Saint John's Arms



 Yigal Ben Efraim
Saint John's Arms

Saint John's Arms, a.k.a Cross of St John and Viking magic ideogram, used today in cartography and as traffic sign for ancient remains.

⌘ is a square with loops at the corners. It is referred to as Saint John's Arms, the Place of Interest Sign, the Saint Hannes cross, or Looped Square, and is an ancient symbol that remains in common use. It is this symbol that in Scandinavia is called valknute.

The symbol appears on a number of old objects in Northern Europe. It features prominently on an image stone from Hablingbo, Gotland, Sweden that was created between 400 and 600 AD.

It is also similar to a traditional heraldic emblem called a Bowen knot.

Cheese moulds with Saint John’s Arms motif, seen in the Finnish National Museum, Helsinki.

In Finland, the symbol was painted or carved on houses and barns, and domestic utensils such as tableware, to protect them and their owners from evil spirits and bad luck.
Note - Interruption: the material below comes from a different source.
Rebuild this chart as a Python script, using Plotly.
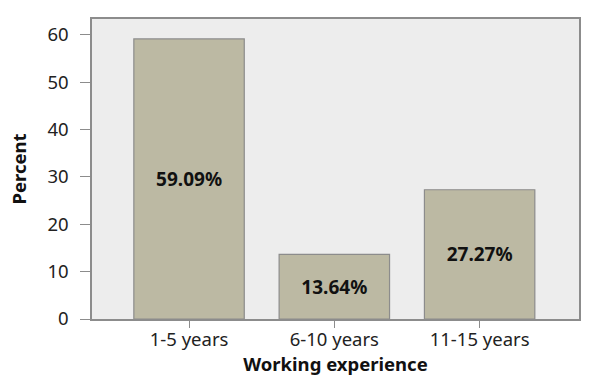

The oldest surviving example is a pair of 1000-year-old wooden skis (Finnish pre-Christian period) decorated with the symbol.

Cox mound gorget (Mississippian culture, found in Tennessee, USA, c. A.D. 1250–1450)

The looped square also appears on artifacts of the Mississippian culture of the southeastern United States.

In modern times, the symbol is commonly found in Belarus, Denmark, Estonia, Finland, Germany, Iceland, Lithuania, Norway, and Sweden as an indicator of cultural locations, first in the Scandinavian countries since the late 1960s.

The symbol later gained international recognition via computing. It is used on Apple keyboards as the symbol for the command key.

In Unicode, it is encoded at U+2318 ⌘ place of interest sign (HTML: ⌘) in block Miscellaneous Technical.